◆ Exercise ◆
Write out the records below from the first line through the line containing "ax.set_facecolor('#f9e0c2')", leaving out any pictures.
begin
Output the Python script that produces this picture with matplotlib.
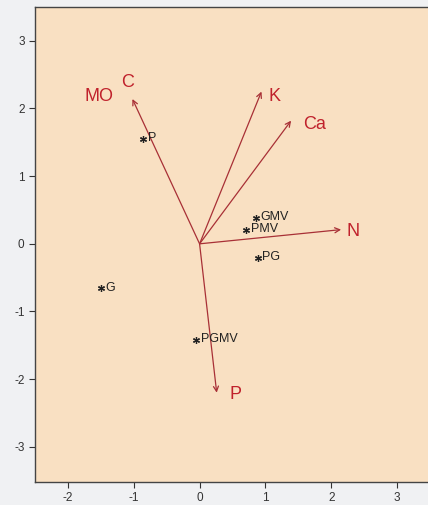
import matplotlib
matplotlib.use('Agg')
import matplotlib.pyplot as plt

plt.rcParams['font.family'] = ['Liberation Sans', 'DejaVu Sans']
plt.rcParams['axes.unicode_minus'] = False

# Variables (arrows) of the biplot
var_names = ['C', 'K', 'Ca', 'N', 'P']
var_x = [-1.02, 0.94, 1.39, 2.15, 0.26]
var_y = [2.14, 2.25, 1.82, 0.21, -2.20]
# label positions of the variables
lab_x = [-1.09, 1.14, 1.74, 2.33, 0.55]
lab_y = [2.38, 2.17, 1.76, 0.18, -2.22]
# extra label sharing the C arrow
extra_label = 'MO'
extra_xy = (-1.53, 2.17)

# Observations (points)
obs_names = ['P', 'GMV', 'PMV', 'PG', 'G', 'PGMV']
obs_x = [-0.86, 0.85, 0.71, 0.88, -1.50, -0.05]
obs_y = [1.55, 0.38, 0.21, -0.21, -0.66, -1.42]

xticks = [-2, -1, 0, 1, 2, 3]
yticks = [-3, -2, -1, 0, 1, 2, 3]

arrow_col = '#a83036'
label_col = '#c0222c'

fig = plt.figure(figsize=(4.28, 5.05), dpi=100, facecolor='#f0f1f3')
ax = fig.add_axes([35 / 428, 23 / 505, 395 / 428, 475 / 505])
ax.set_facecolor('#f9e0c2')

for name, x, y, lx, ly in zip(var_names, var_x, var_y, lab_x, lab_y):
    ax.annotate('', xy=(x, y), xytext=(0, 0),
                arrowprops=dict(arrowstyle='->', color=arrow_col, lw=0.9,
                                shrinkA=0, shrinkB=0, mutation_scale=9))
    ax.text(lx, ly, name, color=label_col, fontsize=13, ha='center', va='center')
ax.text(extra_xy[0], extra_xy[1], extra_label, color=label_col, fontsize=13,
        ha='center', va='center')

ax.plot(obs_x, obs_y, linestyle='none', marker=(6, 2, 0), markersize=5,
        color='#222222', markeredgewidth=0.9)
for name, x, y in zip(obs_names, obs_x, obs_y):
    ax.text(x + 0.07, y + 0.01, name, fontsize=9, color='#222222',
            ha='left', va='center')

ax.set_xlim(-2.5, 3.5)
ax.set_ylim(-3.52, 3.5)
ax.set_xticks(xticks)
ax.set_yticks(yticks)
ax.tick_params(labelsize=8.5, colors='#333333', length=4, width=0.8)
for side in ['left', 'bottom', 'top', 'right']:
    ax.spines[side].set_color('#444444')
    ax.spines[side].set_linewidth(1.0)

plt.savefig('out.png', dpi=100, facecolor=fig.get_facecolor())
plt.close()
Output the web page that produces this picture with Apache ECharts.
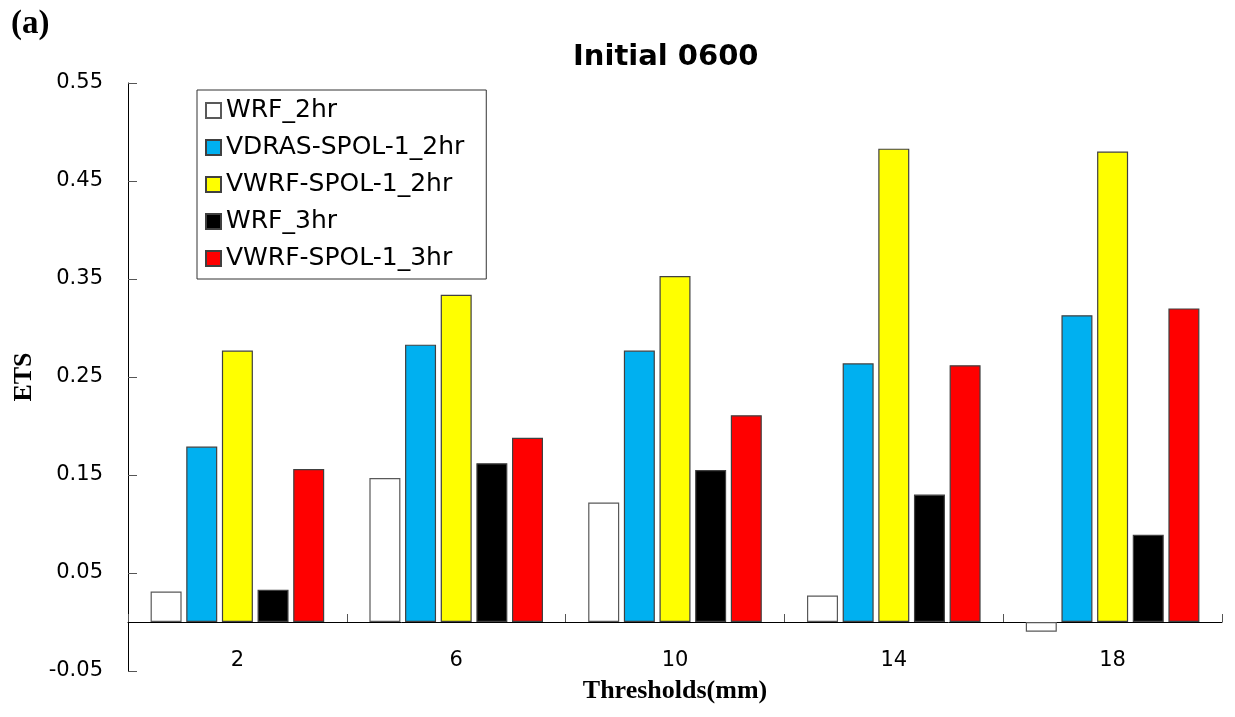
end
◆ Answer to the exercise ◆
Output the Python script that produces this picture with matplotlib.
import matplotlib
matplotlib.use('Agg')
import matplotlib.pyplot as plt

plt.rcParams['font.family'] = ['Liberation Sans', 'DejaVu Sans']
plt.rcParams['axes.unicode_minus'] = False

# Variables (arrows) of the biplot
var_names = ['C', 'K', 'Ca', 'N', 'P']
var_x = [-1.02, 0.94, 1.39, 2.15, 0.26]
var_y = [2.14, 2.25, 1.82, 0.21, -2.20]
# label positions of the variables
lab_x = [-1.09, 1.14, 1.74, 2.33, 0.55]
lab_y = [2.38, 2.17, 1.76, 0.18, -2.22]
# extra label sharing the C arrow
extra_label = 'MO'
extra_xy = (-1.53, 2.17)

# Observations (points)
obs_names = ['P', 'GMV', 'PMV', 'PG', 'G', 'PGMV']
obs_x = [-0.86, 0.85, 0.71, 0.88, -1.50, -0.05]
obs_y = [1.55, 0.38, 0.21, -0.21, -0.66, -1.42]

xticks = [-2, -1, 0, 1, 2, 3]
yticks = [-3, -2, -1, 0, 1, 2, 3]

arrow_col = '#a83036'
label_col = '#c0222c'

fig = plt.figure(figsize=(4.28, 5.05), dpi=100, facecolor='#f0f1f3')
ax = fig.add_axes([35 / 428, 23 / 505, 395 / 428, 475 / 505])
ax.set_facecolor('#f9e0c2')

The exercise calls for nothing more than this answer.